|M.Sc Thesis||Department of Applied Mathematics|
|Supervisor:||Prof. Novick-Cohen Amy|
The grain boundary mobility is a crucial parameter in controlling the microstructure of solids. Classical mobility measurements rely on the motion of a U-shaped grain boundary in the "half-loop" geometry and neglect the effect of the exterior surface. Employing asymptotic analysis, we have taken the effect of the exterior surface into account and have found the leading order correction to the grain boundary mobility which gets measured experimentally.
In the "half-loop" geometry a U-shaped grain extends in an otherwise single crystal. The interface between the two grains, known as the grain boundary, contacts the exterior surface along a "groove root" where various balance laws hold. This geometry entails two types of motion: motion by mean curvature of the grain boundary, and motion by surface diffusion of the exterior surfaces. These motions can be modeled by a system of non-linear PDEs.
There is a parameter m, defined as the ratio of the free energy of the grain boundary to the free energy of the exterior surface, which is influentional in the determining boundary conditions, and m>0 causes the appearance of "thermal grooving" along the intersection of the grain boundary with the exterior surface. Typically 0<m<1/3, therefore, one may seek asymptotic solutions to this problem, based on some power of m. When m=0, the "thermal groove" vanishes and the grain boundary velocity is proportional to the grain boundary curvature.
In this thesis we have investigated the first order perturbations to the solution to the problem with m=0. Employing an arc-length parameterization of the projection of "thermal groove" on the xy-plane, and asymptotic expansions in m2/3, we have obtained a system of linear PDEs and a set of boundary conditions.
We have demonstrated that the grain boundary profile is parabolic. Additionally, we have obtained an expression for the correction term to the horizontal velocity of the U-shaped grain.
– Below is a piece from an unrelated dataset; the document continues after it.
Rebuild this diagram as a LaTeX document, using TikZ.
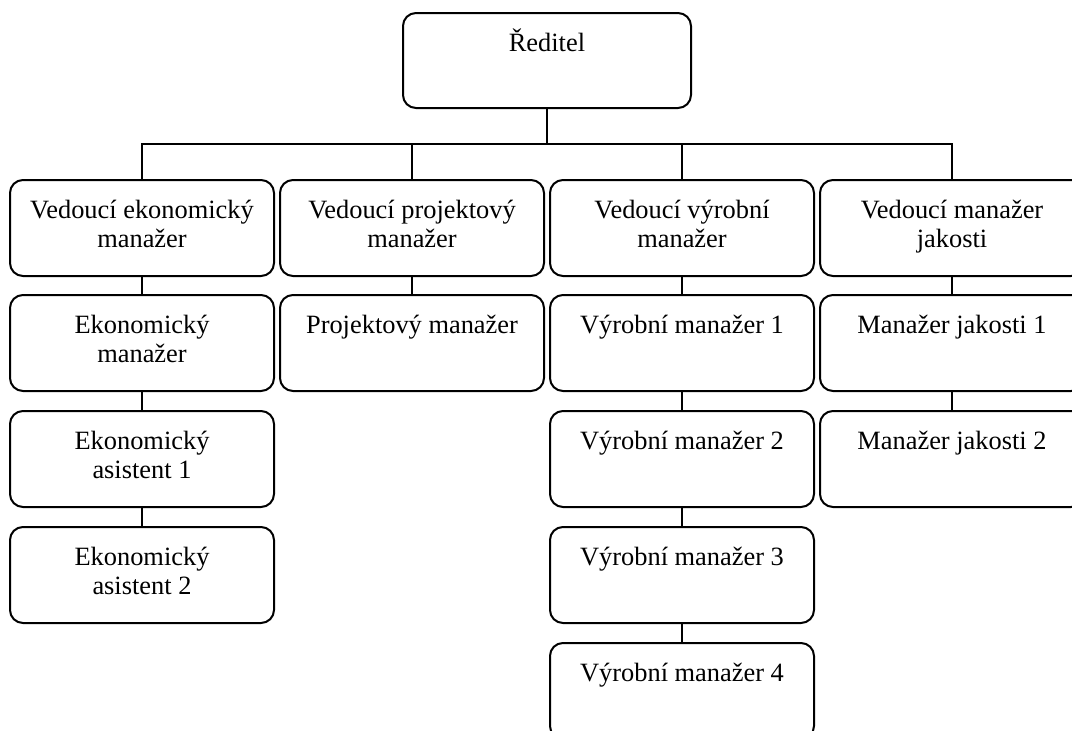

Finally, we have used these results to find the ratio between Aeff and A, where A is the mobility coefficient appearing in the equation for motion by mean curvature, and Aeff is the laboratory measurement of the mobility coefficient which neglects the influence of the exterior surfaces. The ratio that we find, takes into account the shape of the exterior surfaces and the "groove root," as well as the surface free energies of the exterior surfaces and the grain boundary. Thus, our results should improve interpretation of experiment.